Before 1936 she published over a hundred serious poems most of them in newspapers, magazines, and poetry journals. She referred to her poems as "songs" and it is possible that the lyrics spoke as much to the inner ear as to the external ear. As to the natural world she came upon it abruptly and denied nothing, but gave to it a lyrical beauty through her brisk clarity, powerful imagery, and depth of perception and faithfulness to the human condition. Her early poetry reflects her Wisconsin background and experiences most clearly. The Wisconsin poems are a necessary prelude to the later poems of contemplation and mysticism. As a mystic Jessica came to express in her poetry the direct, intense, immediacy of God's presence. She is a contemporary poet in the ancient tradition of John of the Cross.

New York period (1937-1941)

After her brothers married she went to New York city and lived with Jessica and Anton Pegis in Tuckahoe New York. Pegis was a professor of philosophy at Fordham University. She spent her time attending to the care of the Pegis' children. This work freed her mind to concentrate on the deeper realities of life with a minimum of distraction. She was able to live in an intellectual atmosphere and came in contact with the academic word of writers and poets: She became a member of the Catholic Poetry Society of America. This was a period of time in which her poems reflect images and themes of discontent, dislocation, and spiritual yearning.

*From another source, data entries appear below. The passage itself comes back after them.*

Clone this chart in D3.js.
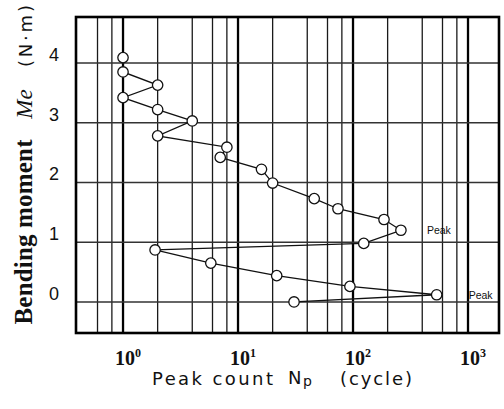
<!DOCTYPE html>
<html>
<head>
<meta charset="utf-8">
<script src="https://cdn.jsdelivr.net/npm/d3@7"></script>
<style>
  body { margin: 0; background: #fff; }
  svg { display: block; }
</style>
</head>
<body>
<svg id="drawing_region"></svg>
<script>
// peak count Np (cycle) and bending moment Me (N·m)
const peakCount = [1, 1, 2, 1, 2, 4, 2, 8, 7, 16, 20, 46, 74, 186, 261, 124, 1.9, 5.8, 21.7, 94, 534, 30.7];
const moment    = [4.09, 3.85, 3.63, 3.42, 3.22, 3.03, 2.78, 2.59, 2.42, 2.22, 1.99, 1.73, 1.56, 1.38, 1.20, 0.98, 0.87, 0.65, 0.44, 0.26, 0.12, 0.00];

const xDecades = [1, 10, 100, 1000];
const xDecadeExp = ['0', '1', '2', '3'];
const xMinor = [0.6, 0.8, 2, 4, 6, 8, 20, 40, 60, 80, 200, 400, 600, 800];
const yTicks = [0, 1, 2, 3, 4];
const peakLabels = [14, 20];   // indices of the points marked "Peak"

const config = {
    width: 504,
    height: 409,
    margin: { top: 17, right: 5, bottom: 76, left: 76 }
};

const data = peakCount.map((n, i) => ({ n: n, m: moment[i] }));

const svg = d3.select('#drawing_region')
    .attr('width', config.width)
    .attr('height', config.height);

const inner_width = config.width - config.margin.left - config.margin.right;
const inner_height = config.height - config.margin.top - config.margin.bottom;

const chart = svg.append('g')
    .attr('transform', `translate(${config.margin.left}, ${config.margin.top})`);

const xscale = d3.scaleLog()
    .domain([0.39, 1860])
    .range([0, inner_width]);

const yscale = d3.scaleLinear()
    .domain([-0.52, 4.77])
    .range([inner_height, 0]);

// grid
chart.selectAll('.vminor').data(xMinor).enter()
    .append('line')
    .attr('x1', d => xscale(d)).attr('x2', d => xscale(d))
    .attr('y1', 0).attr('y2', inner_height)
    .attr('stroke', '#1a1a1a')
    .attr('stroke-width', 1.3);

chart.selectAll('.vmajor').data(xDecades).enter()
    .append('line')
    .attr('x1', d => xscale(d)).attr('x2', d => xscale(d))
    .attr('y1', 0).attr('y2', inner_height)
    .attr('stroke', '#000')
    .attr('stroke-width', 2.3);

chart.selectAll('.hgrid').data(yTicks).enter()
    .append('line')
    .attr('x1', 0).attr('x2', inner_width)
    .attr('y1', d => yscale(d)).attr('y2', d => yscale(d))
    .attr('stroke', '#333')
    .attr('stroke-width', 1.5);

// frame
chart.append('rect')
    .attr('x', 0).attr('y', 0)
    .attr('width', inner_width).attr('height', inner_height)
    .attr('fill', 'none')
    .attr('stroke', '#000')
    .attr('stroke-width', 2.6);

// line and markers
const line = d3.line()
    .x(d => xscale(d.n))
    .y(d => yscale(d.m));

chart.append('path')
    .datum(data)
    .attr('d', line)
    .attr('fill', 'none')
    .attr('stroke', '#111')
    .attr('stroke-width', 1.3);

chart.selectAll('circle').data(data).enter()
    .append('circle')
    .attr('cx', d => xscale(d.n))
    .attr('cy', d => yscale(d.m))
    .attr('r', 5.2)
    .attr('fill', '#fff')
    .attr('stroke', '#111')
    .attr('stroke-width', 1.3);

chart.selectAll('.peak').data(peakLabels).enter()
    .append('text')
    .attr('x', (d, i) => xscale(data[d].n) + (i === 0 ? 26 : 32))
    .attr('y', d => yscale(data[d].m) + 4)
    .attr('font-family', '"Liberation Sans", Arial, sans-serif')
    .attr('font-size', 10.5)
    .attr('fill', '#111')
    .text('Peak');

// y tick labels
chart.selectAll('.ylab').data(yTicks).enter()
    .append('text')
    .attr('x', -22)
    .attr('y', d => yscale(d) - 2)
    .attr('text-anchor', 'middle')
    .attr('font-family', '"Liberation Sans", Arial, sans-serif')
    .attr('font-size', 18)
    .attr('fill', '#111')
    .text(d => d);

// x tick labels 10^n
const xlab = chart.selectAll('.xlab').data(xDecades).enter()
    .append('text')
    .attr('x', d => xscale(d) + 5)
    .attr('y', inner_height + 32)
    .attr('text-anchor', 'middle')
    .attr('font-family', '"Liberation Serif", "Times New Roman", serif')
    .attr('font-weight', 'bold')
    .attr('font-size', 20)
    .attr('fill', '#111');
xlab.append('tspan').text('10');
xlab.append('tspan')
    .attr('dy', -8)
    .attr('font-size', 12)
    .text((d, i) => xDecadeExp[i]);

// x axis title
const xt = svg.append('g')
    .attr('font-family', '"DejaVu Sans", sans-serif')
    .attr('fill', '#111');
xt.append('text').attr('x', 152).attr('y', 385).attr('font-size', 18)
    .attr('textLength', 121).attr('lengthAdjust', 'spacing').text('Peak count');
xt.append('text').attr('x', 288).attr('y', 384).attr('font-size', 18).text('N');
xt.append('text').attr('x', 303).attr('y', 386).attr('font-size', 14).text('p');
xt.append('text').attr('x', 340).attr('y', 385).attr('font-size', 18)
    .attr('textLength', 72).attr('lengthAdjust', 'spacing').text('(cycle)');

// y axis title
const yt = svg.append('g').attr('fill', '#111');
yt.append('text')
    .attr('transform', 'translate(32, 232) rotate(-90)')
    .attr('text-anchor', 'middle')
    .attr('font-family', '"Liberation Serif", "Times New Roman", serif')
    .attr('font-weight', 'bold')
    .attr('font-size', 25)
    .attr('textLength', 185).attr('lengthAdjust', 'spacing')
    .text('Bending moment');
yt.append('text')
    .attr('transform', 'translate(32, 104) rotate(-90)')
    .attr('text-anchor', 'middle')
    .attr('font-family', '"Liberation Serif", "Times New Roman", serif')
    .attr('font-style', 'italic')
    .attr('font-size', 23)
    .text('Me');
yt.append('text')
    .attr('transform', 'translate(32, 36) rotate(-90)')
    .attr('text-anchor', 'middle')
    .attr('font-family', '"DejaVu Sans", sans-serif')
    .attr('font-size', 18)
    .attr('textLength', 62).attr('lengthAdjust', 'spacing')
    .text('(N·m)');
</script>
</body>
</html>
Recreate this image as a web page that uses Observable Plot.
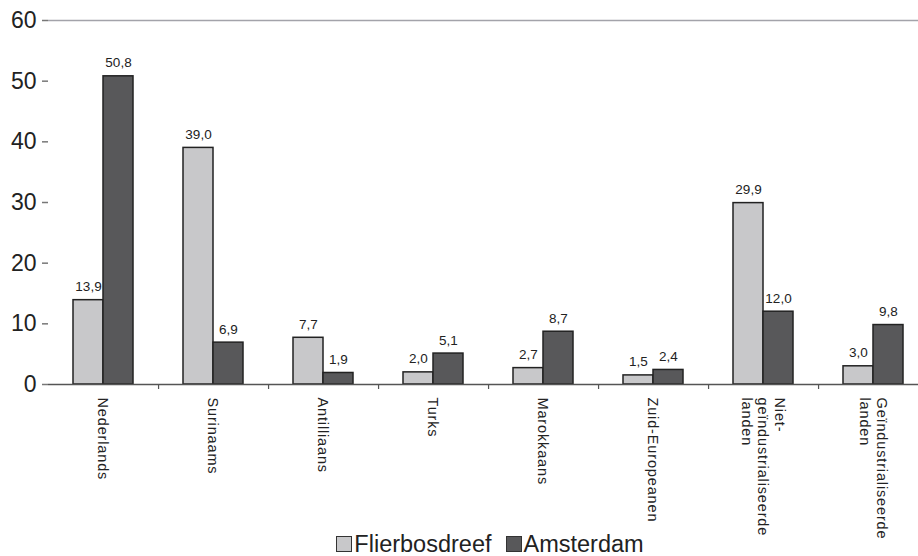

In 1939 she published her first volume of poetry: THE LANTERN BURNS.

Carmelite community (1941-1988)

The Power's House in Cat Tail Valley. Jessica under a beloved pine tree at the time of her entrance to Carmel.

Jessica Powers entered the Milwaukee community of the Carmel of Mother of God, as a postulant on June 24, 1941. Jessica was forced to take sick leave due to a returning bout with tuberculosis that had first occurred in 1920. On April 25, 1942, she received the habit of the Carmelites in a clothing ceremony and was given the religious name of Sister Miriam of the Holy Spirit.

Many of Jessica's poetic reflections, influenced by her living experiences in a cloistered Carmelite community, from 1941-1958, may be found in her book The Place of Splendor (1946).

Her poetic reflections on meaning and passages of life from 1958-1988 are caught in her three books

Mountain Sparrow (1972), Journey to Bethlehem (1980), and The House at Rest (1984). She published a children's book The Little Alphabet in 1955.

At the age of eighty-three she suffered a severe stroke and died on August 18, 1988. The funeral liturgy was held at Carmel of the Mother of God, Pewaukee Wisconsin on August 22. She was buried at Holy Cross Cemetery, Milwaukee Wisconsin.

"The spiritual legacy of Jessica Powers, an indomitable "gypsy" for eighty-three years, is rich because her poetry documents the repeated rhythms and recurrent cycles of spiritual aridity and spiritual consolation experienced by human beings bound by the limitations of earthly existence while engaged in an authentic relationship with a living and loving God. Jessica Powers has influenced a wide audience of American Catholic and non-Catholic readers on a popular level in newspapers, magazines, and other periodicals for over sixty years. Through her writings, Americans have been introduced to biblical and Carmelite themes set in a language and context which they could identify and integrate into their own personal lives. In this way, the writings of Jessica Powers have influenced the formation of American spirituality in the twentieth-century, and as she wished, her poetry has been used by others in their search for God. The tracks of this mystic have endured."(1)

The sisters,of the Carmel of the Mother of God, like generations of Carmelites before them, pray unceasingly for those whose lives touch theirs, and for the countless others whom they do not know and who have never heard of them. They quote from a poem of Jessica's. "Love is a simple plant like Creeping Charlie; once it takes root its talent is to spread"(2). And to Jessica Powers, in love with the beauty and creatures of Wisconsin, be she reminded that, "Sunsets still explode across the Wisconsin skies. As always, birds in great variety inhabit the trees. Snow remains a fact of winter life. The lantern still burns in the Mother of God Carmel, a small, steady light on the hill beside Pewaukee Lake."(2)


(1)Kappes, Macianne. Track of the Mystic, the spirituality of Jessica Powers.; Kansas City, Mo. Sheed and Ward, 1994

(2)Leckey, Delores R. Winter Music: A Life of Jessica Powers: Poet, nun, woman of the 20th Century;Sheed and Ward, 1992.